Extract text from a PDF

12/1/2015 By Hans 0 comments

Extract text from a PDF document

The purpose of PDF is to provide information that is readable by humans. It goes to great lengths to provide documents with very clear typography and graphics.

The purpose of a PDF is to format information so that it can be printed or shown on a screen, so that a human can read it or interact with it. Its purpose is not to format information in a way that can be read by a computer. So if you have a PDF document and you want to extract the text from it, it may become a bit complicated. One might expect that in a PDF document the text is always somewhere present. So that the only problem is knowing where to look. However, this is not the case.

pdf-raw-bytes.png

Just a bunch of fragments

pdf-text-fragments.png

The text can best be seen as a bunch of small fragments that are scattered across a page. Do not expect any ordering that makes sense in a semantic way. Furthermore, each fragment is in fact one or more glyph-id's together with a location on the page (A glyph-id is a number that identifies the way the glyph must be drawn). So these numbers do not necessarily have a relation with the Unicode values that you want, as it only describes how they will look like for a human.

Extracting and sorting

In order to extract the text so it can be processed by a computer, there are two steps to take:

1. Firstly, the glyph-id's must be converted to the character-id's. Some TALLcomponents products will do that for you.

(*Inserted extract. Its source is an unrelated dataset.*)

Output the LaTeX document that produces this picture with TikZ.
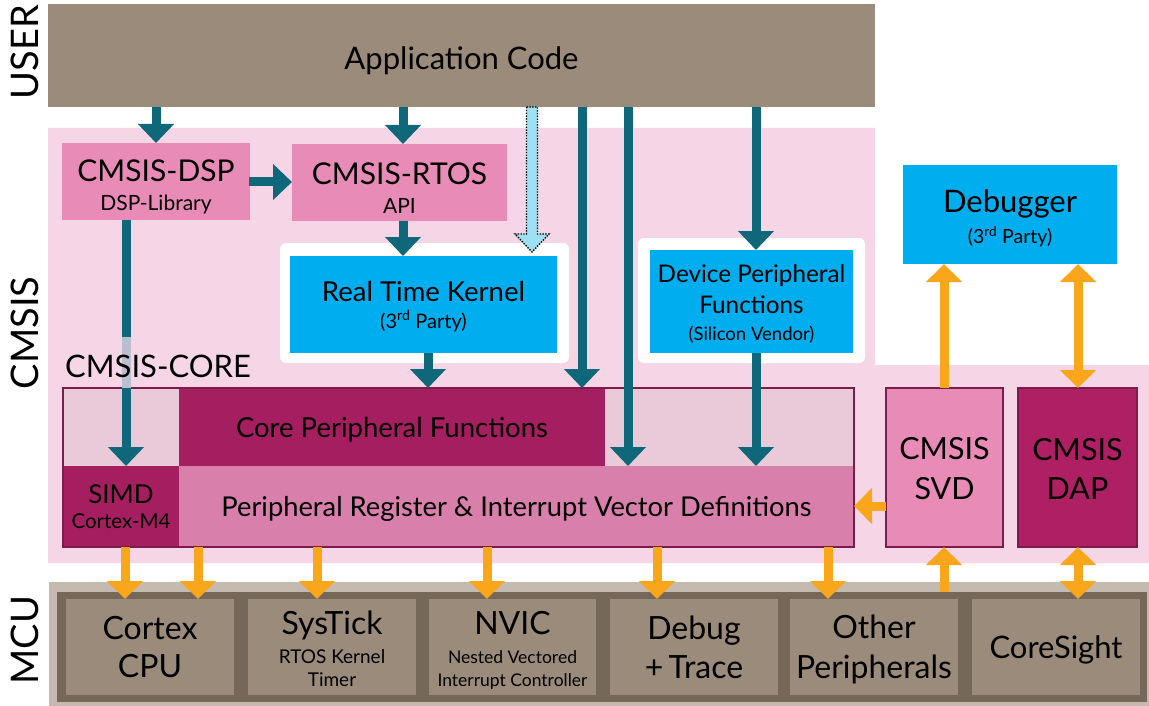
\documentclass[tikz,border=0pt]{standalone}
\usepackage{fontspec}
\setmainfont{Lato}
\usetikzlibrary{arrows.meta,calc}
\definecolor{appbrown}{HTML}{9B8B7A}
\definecolor{pinkbg}{HTML}{F6D6E6}
\definecolor{cmsispink}{HTML}{E88BB7}
\definecolor{bluebox}{HTML}{00AEEF}
\definecolor{darkmag}{HTML}{A51E5F}
\definecolor{dapmag}{HTML}{AE2063}
\definecolor{lightcell}{HTML}{EACAD9}
\definecolor{pregpink}{HTML}{D97FAB}
\definecolor{bordermag}{HTML}{7B1C4A}
\definecolor{tealc}{HTML}{0F6879}
\definecolor{orangec}{HTML}{F9A61B}
\definecolor{dotblue}{HTML}{9FE1F4}
\definecolor{mcuouter}{HTML}{C4BAAF}
\definecolor{mcuinner}{HTML}{766859}
\definecolor{fadeline}{HTML}{B9BFCF}
\newcommand\fs[1]{\fontsize{#1}{#1}\selectfont}
\newcommand\bx[6]{\node[box,#6,minimum width={#4-#2},minimum height={#5-#3}] (#1) at (#2,#3) {};}
\newcommand\tx[3]{\node[txt] (#1t) at ($(#1.center)+(0,#2)$) {#3};}
% one text line on a baseline: name, box, baseline, size, text
\newcommand\tl[5]{\node[txt, anchor=base] (#1) at (#2.center |- 0,#3) {\fs{#4}#5};}
\tikzset{
  box/.style={anchor=north west, inner sep=0pt, outer sep=0pt},
  txt/.style={inner sep=0pt, align=center, text=black},
  tarr/.style={draw=tealc, line width=9pt, -{Triangle[width=35pt,length=19pt]}},
  oarr/.style={draw=orangec, line width=9pt, -{Triangle[width=35pt,length=18pt]}},
  obiarr/.style={draw=orangec, line width=9pt, {Triangle[width=35pt,length=18pt]}-{Triangle[width=35pt,length=18pt]}},
  side/.style={rotate=90, font=\fs{38}, text=black},
  mcubox/.style={fill=appbrown},
}
\begin{document}
\begin{tikzpicture}[x=1pt,y=-1pt]
\useasboundingbox (0,0) rectangle (1149,706);
\fill[white] (0,0) rectangle (1149,706);
% side labels
\node[side] (luser) at (25,52) {USER};
\node[side] (lcmsis) at (25,333) {CMSIS};
\node[side] (lmcu) at (25,640) {MCU};
% pink CMSIS background
\fill[pinkbg] (48,128) -- (875,128) -- (875,365) -- (1149,365) -- (1149,563) -- (48,563) -- cycle;
% application code
\bx{app}{48}{4}{875}{107}{fill=appbrown}
\tx{app}{5}{\fs{31}Application Code}
% CMSIS DSP / RTOS
\bx{dsp}{62}{143}{250}{220}{fill=cmsispink}
\tx{dsp}{5.5}{\fs{30}CMSIS-DSP\\[12pt]\fs{21}DSP-Library}
\bx{rtos}{292}{144}{507}{221}{fill=cmsispink}
\tx{rtos}{5.5}{\fs{30}CMSIS-RTOS\\[12pt]\fs{21}API}
% real time kernel
\fill[white, rounded corners=6pt] (280,243) rectangle (569,363);
\bx{rtk}{290}{256}{557}{353}{fill=bluebox}
\tx{rtk}{2}{\fs{27.5}Real Time Kernel\\[8pt]\fs{20}(3\textsuperscript{rd} Party)}
% device peripheral functions
\fill[white, rounded corners=6pt] (638,238) rectangle (865,363);
\bx{dev}{650}{250}{853}{353}{fill=bluebox}
\tx{dev}{2.5}{\fs{24.3}Device Peripheral\\[8pt]\fs{24.3}Functions\\[11pt]\fs{18.5}(Silicon Vendor)}
% debugger
\bx{dbg}{903}{165}{1117}{264}{fill=bluebox}
\tx{dbg}{4}{\fs{31}Debugger\\[7pt]\fs{19.5}(3\textsuperscript{rd} Party)}
% CMSIS-CORE
\bx{core}{63}{388}{854}{547}{fill=pregpink}
\bx{ctl}{63}{388}{179}{466}{fill=lightcell}
\bx{cpf}{179}{388}{605}{466}{fill=darkmag}
\tx{cpf}{3}{\fs{27.5}Core Peripheral Functions}
\bx{ctr}{605}{388}{854}{466}{fill=lightcell}
\bx{simd}{63}{466}{179}{547}{fill=darkmag}
\tx{simd}{0.5}{\fs{26}SIMD\\[9pt]\fs{20.5}Cortex-M4}
\bx{preg}{179}{466}{854}{547}{fill=pregpink}
\tx{preg}{2}{\fs{27.3}Peripheral Register \& Interrupt Vector Definitions}
\draw[bordermag, line width=2pt] (core.north west) rectangle (core.south east);
% SVD / DAP
\bx{svd}{886}{388}{1003}{547}{fill=cmsispink, draw=bordermag, line width=2pt}
\tx{svd}{1}{\fs{30.5}CMSIS\\[16pt]\fs{30.5}SVD}
\bx{dap}{1018}{388}{1137}{547}{fill=dapmag, draw=bordermag, line width=2pt}
\tx{dap}{1}{\fs{30.5}CMSIS\\[16pt]\fs{30.5}DAP}
% MCU
\fill[mcuouter] (49,582) rectangle (1149,706);
\bx{mcu}{57}{592}{1147}{702}{fill=mcuinner}
\bx{cpu}{66}{599}{234}{695}{mcubox}
\tl{cpua}{cpu}{639}{32}{Cortex}
\tl{cpub}{cpu}{677}{32}{CPU}
\bx{systick}{248}{599}{416}{695}{mcubox}
\tl{sta}{systick}{634}{32}{SysTick}
\tl{stb}{systick}{663}{19}{RTOS Kernel}
\tl{stc}{systick}{686}{19}{Timer}
\bx{nvic}{429}{599}{596}{695}{mcubox}
\tl{nva}{nvic}{634}{32}{NVIC}
\tl{nvb}{nvic}{663}{17.5}{Nested Vectored}
\tl{nvc}{nvic}{686}{17.5}{Interrupt Controller}
\bx{dbgtr}{610}{599}{778}{695}{mcubox}
\tl{dta}{dbgtr}{639}{32}{Debug}
\tl{dtb}{dbgtr}{678}{32}{+\,Trace}
\bx{other}{790}{599}{958}{695}{mcubox}
\tl{ota}{other}{638}{32}{Other}
\tl{otb}{other}{678}{32}{Peripherals}
\bx{cs}{972}{599}{1140}{695}{mcubox}
\tl{csa}{cs}{658}{31}{CoreSight}
% teal arrows
\coordinate (xdsp) at (126,0);
\coordinate (xrtos) at (403,0);
\coordinate (xrtk) at (428,0);
\coordinate (xa) at (582,0);
\coordinate (xb) at (628,0);
\coordinate (xdev) at (756,0);
\coordinate (fadetop) at (126,337);
\draw[tarr] (app.south -| dsp.north) -- (dsp.north);
\draw[tarr] (app.south -| xrtos) -- (rtos.north -| xrtos);
\draw[tarr, shorten <=-1pt] (dsp.east |- 0,182) -- (rtos.west |- 0,182);
\draw[tarr] (rtos.south -| xrtos) -- (rtk.north -| xrtos);
\draw[tarr] (rtk.south -| xrtk) -- (core.north -| xrtk);
\draw[tarr] (app.south -| xa) -- (core.north -| xa);
\draw[tarr] (app.south -| xb) -- (preg.north -| xb);
\draw[tarr] (app.south -| xdev) -- (dev.north -| xdev);
\draw[tarr] (dev.south -| xdev) -- (preg.north -| xdev);
\draw[tarr] (dsp.south -| xdsp) -- (simd.north -| xdsp);
\draw[fadeline, line width=9pt] (fadetop) -- (core.north -| xdsp);
\node[anchor=west, inner sep=0pt, font=\fs{31}, text=black] (corelbl) at (65,366) {CMSIS-CORE};
% dotted light blue arrow
\coordinate (dtop) at (532,107);
\filldraw[fill=dotblue, draw=black, dash pattern=on 1.4pt off 1.4pt, line width=1.4pt]
  ($(dtop)+(-5.5,0)$) -- (526.5,234) -- (515,234) -- (532,252) -- (549,234) -- (537.5,234) -- (537.5,107) -- cycle;
% orange arrows
\foreach \x/\t in {125/cpu,198/cpu,317/systick,487/nvic,657/dbgtr,828/other}
  \draw[oarr] (core.south -| \x,0) -- (\t.north -| \x,0);
\coordinate (xsvd) at (944,0);
\coordinate (xdap) at (1078,0);
\draw[oarr] (mcu.north -| xsvd) -- (svd.south -| xsvd);
\draw[obiarr] (cs.north -| xdap) -- (dap.south -| xdap);
\draw[oarr] (svd.west |- 0,506) -- (core.east |- 0,506);
\draw[oarr] (svd.north -| xsvd) -- (dbg.south -| xsvd);
\draw[obiarr] (dap.north -| xdap) -- (dbg.south -| xdap);
\end{tikzpicture}
\end{document}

2. Secondly, these must be sorted so that the text is extracted in the right order. A good start is to sort these first from top to bottom and second from left to right. In our code samples there are some examples for that.

This is a good start for text that starts top left and must be read to bottom right. If not, the sorting algorithm must be changed (which is not that difficult).

Superscript and subscript

But there are more problems, and one of them is superscript and subscript:

pdf_superscript.png

If these are just sorted vertically and horizontally, then the result would be "Hello note1 World", while it should have been "Hello World note1".

There is a code sample about extracting and sorting glyphs that solves this. The code examines the amount of vertical overlap and decides, which must be a factor of the height of the text on the base-line.

Flat low characters

pdf_low_characters.png

The same problem exists for the flat low characters like the underscore. When sorted these characters may end up in the next line, while is is actually position in between the words of the current line. This is also handled in the code sample, in which the flat low characters are recognized and the height is modified so that they are sorted correctly.

Multiple columns

pdf-multi-columns.png

Extracting text gets really complicated when the document layout becomes more complex, i.e. when there is more than one column on which the texts is wrapped. A PDF document does not have any information on columns, so its hard to recognize them. This is not addressed in the code sample. For further reading, there is an article here on this topic: Searching Text and Recognizing Columns. It also contains a code sample that detects these columns.

More

There are many other problems that can arise which can make the extraction of text difficult, like mathematical formulas, rotated text, creative layouts and so on. But this is not addressed in this blog. For now it is sufficient to say that extracting text was never a design goal of the PDF specification, and therefore it can be complex to work around that.